Will the U.S. government ever go bankrupt?

Will the United States ever go bankrupt?

I received a question from a reader asking me if the United States government will ever go bankrupt. I suggested he refer to the U.S. Federal Reserve’s holdings of U.S. Treasuries for a clue to this answer. Specifically, I directed him to look at how the Fed handles its interest earnings on U.S. government securities and its operating profits.

Will we reach a point when the U.S. government will no longer be able to service its debt? What happens when interest payments get too big?

John – California

To answer the first question; In theory, the answer is “yes.” In reality, the answer is “no.” To answer the second question; read the rest of this article.

The interest that the Fed collects on its investments in U.S. Treasuries is paid by the federal government, but is then returned to the U.S. Treasury. As we can see this wash cycle saves money because those interest payments would otherwise be made to the outside investors who would have purchased the bonds.

“It’s interest that the Treasury didn’t have to pay to the Chinese,” Ben S. Bernanke, then the Fed’s chairman, told Congress back in 2011, when the annual windfalls were still new and surprising.

The Fed Delivered $80.2 Billion in Profits to the Treasury in 2017 – New York Times (January 10, 2018)

Indeed, Ben Bernanke is correct. In 2016, the Fed remitted $91 billion to the Treasury. Had outside investors bought these Treasuries, the U.S. government would have never gotten that money back. Talk about free spending….

With this in mind, it would actually work out in the U.S. government’s favor if China sold all its Treasury holdings, because they would most likely be bought up by the U.S. Fed.

Of course, the U.S. Fed conjured up the money to buy to the Treasuries in the first place, so its holdings were acquired painlessly. Nonetheless, the outstanding debt on the Fed’s balance sheet comes at essentially no cost to the U.S. government. In an extreme case, if the Fed owned all of the U.S. debt, the government could essentially spend recklessly forever.

The Fed is legally required to use its revenue to cover operating expenses and send much of the rest to the Treasury Department’s general fund, where it is used to help cover the government’s bills.

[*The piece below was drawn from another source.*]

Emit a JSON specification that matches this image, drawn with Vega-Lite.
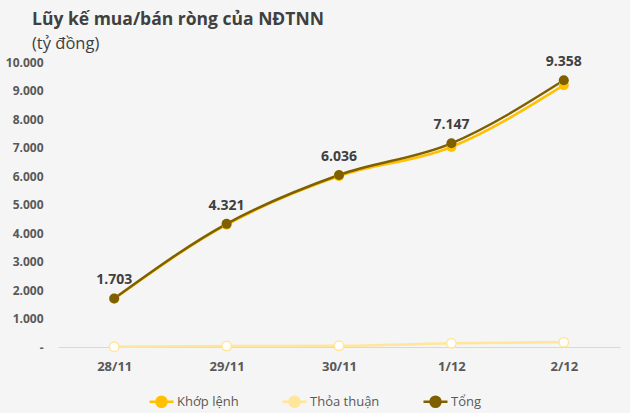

The Fed payments to Treasury, called remittances, hit a record high in 2015 due to swelling interest income from its huge holdings of bonds purchased to help stimulate the economy after the financial crisis.

That interest income will decline as the Fed continues to shrink its portfolio of assets, or balance sheet, by letting a limited amount of bonds mature each quarter without replacing them.

Fed Sent Lower Remittances to U.S. Treasury in 2018 – Morningstar, January 10, 2019 (WSJ reprint)

The Fed’s bond holdings comprise of federal debt and securities issued by the government-owned mortgage finance companies Fannie Mae and Freddie Mac. By diving into the marketplace, the Fed created more competition, forcing investors to accept lower interest rates — and thus reducing the borrowing costs paid by businesses and consumers, as well as the federal government.

The remittances change as the Fed holdings change

On January 10th of this year, The Federal Reserve announced that it had sent payments of approximately $65.4 billion back to the U.S. Treasury from its estimated net income in 2018. These remittances back to the U.S. Treasury were actually the lowest since 2009 and were down from the peaks of more than $90 billion in 2014 through 2016.

Though the amount of interest sent back to the US Treasury is down from about $90 billion in 2015, the Fed remitted $65.4 billion to the Treasury over the past 52 weeks.

But what would happen if the U.S. Fed began to add to its balance sheet? Imagine a scenario where the global economies turn down once again and the major central banks are forced to commence unconventional monetary policy. We discuss these scenarios frequently.

Imagine a time where the U.S. Fed adds a couple trillion dollars more in Treasuries to its balance sheet. How about if it adds $4-5 trillion more? All the interest payments on that debt is remitted back to the U.S. Treasury.

So ask yourself; Will the U.S. government ever go bankrupt? I think the answer is clear.